Story by Herik Hanna
Art by Sean Phillips
Review by Mara Wood
The one certainty is that this ship will be our grave. A giant stone that falls silently…ceaselessly…through the endless void…
Space as a vehicle for fear and certain death is nothing new. For decades, books, movies, and more have explored the horrors of isolation of space travel. From life forms beyond our earth to the infinite ways to die, space can be a major fear. In Void from Titan Comics, Herik Hanna and Sean Phillips reveal the madness that can only be obtained through space.
Darkness has descended upon Goliath 01. On its way to deliver inmates to a prison planet, Colonel Mercer breaks loose and commits slaughter on cargo and crew alike. Told through the eyes of John, an inmate, readers are given a strange secondhand account of the brutality of Colonel “No Mercy” Mercer. The source of his murder spree? The impending death of the crew and inmates, courtesy of tiny holes in the hull of the ship.

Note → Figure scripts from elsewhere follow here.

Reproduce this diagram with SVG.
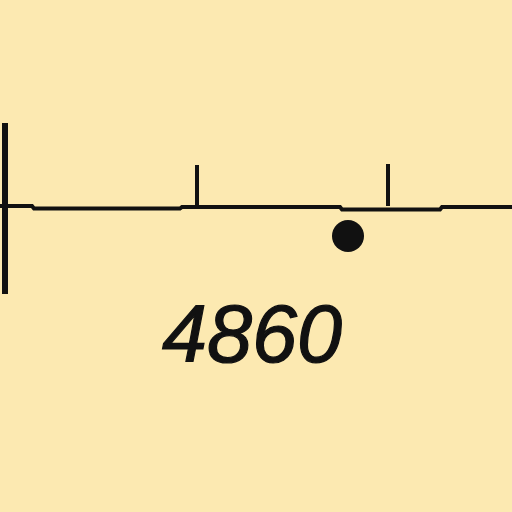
<svg xmlns="http://www.w3.org/2000/svg" width="512" height="512" viewBox="0 0 512 512">
<style>
.ln{stroke:#111;fill:none;stroke-linecap:butt;stroke-linejoin:miter}
.lbl{font-family:"Liberation Sans",Arial,sans-serif;font-style:italic;font-size:81px;fill:#111;stroke:#111;stroke-width:1.2}
</style>
<rect width="512" height="512" fill="#FCE9B1"/>
<g id="connectors">
<path class="ln" stroke-width="6" d="M5 123 V294"/>
<path class="ln" stroke-width="4" d="M0 206 H32 L34 208.5 H180 L182 207 H340 L342 209.5 H440 L442 207 H512"/>
<path class="ln" stroke-width="4" d="M197 165 V207"/>
<path class="ln" stroke-width="4" d="M388 164 V206"/>
</g>
<g id="dot"><circle cx="348" cy="236" r="16" fill="#111"/></g>
<g id="label"><text class="lbl" x="252" y="362" text-anchor="middle">4860</text></g>
</svg>
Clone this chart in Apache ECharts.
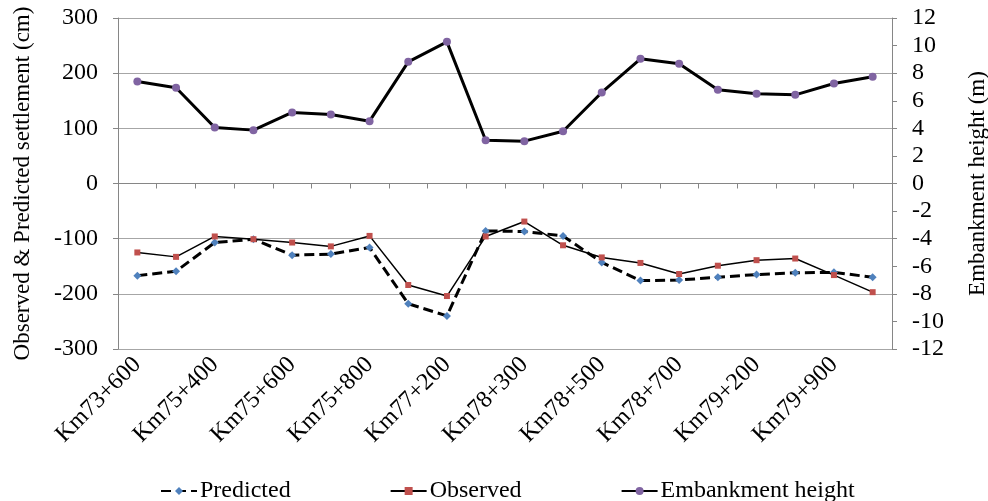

The threat of death is enough to send anyone over the edge. Men have gone mad over less than that. In Mercer’s case, the mixture of death and power proves a breeding ground that unleashes the most basal human response: kill or be killed. As John surveys the damage caused by Mercer, he slowly descends into madness as well. His hallucinations keep him from discerning reality from fiction, a problem that will plague him throughout the story.
Phillips is a master at images of horror. Just like his previous work, Phillips’ ability to make you ill and intrigued at the same time is a gift. One panel will show dismembered body parts, the next will feature a close-up of John as he contemplates the best way to avoid Mercer. Everything about this story, from the intricate images of the Goliath 01 to the flighty hallucination of John’s high school girlfriend, is absolutely gorgeous.
Void is a brief, wonderful read. The story takes a turn just when you have it all figured out, leaving you ready to read it again and again. Though short, Void is dense. There are a lot of elements to unpack within the story, which is a testament to the writing of Hanna and Phillips’ artwork. The story comes in a beautiful, large hardcover book.
Void is a buy, especially if you love dark, noir space horrors. The book is put-together very well, and the large size is perfect for admiring Phillips’ details. Due to nudity and graphic violence, this book is recommended for older readers.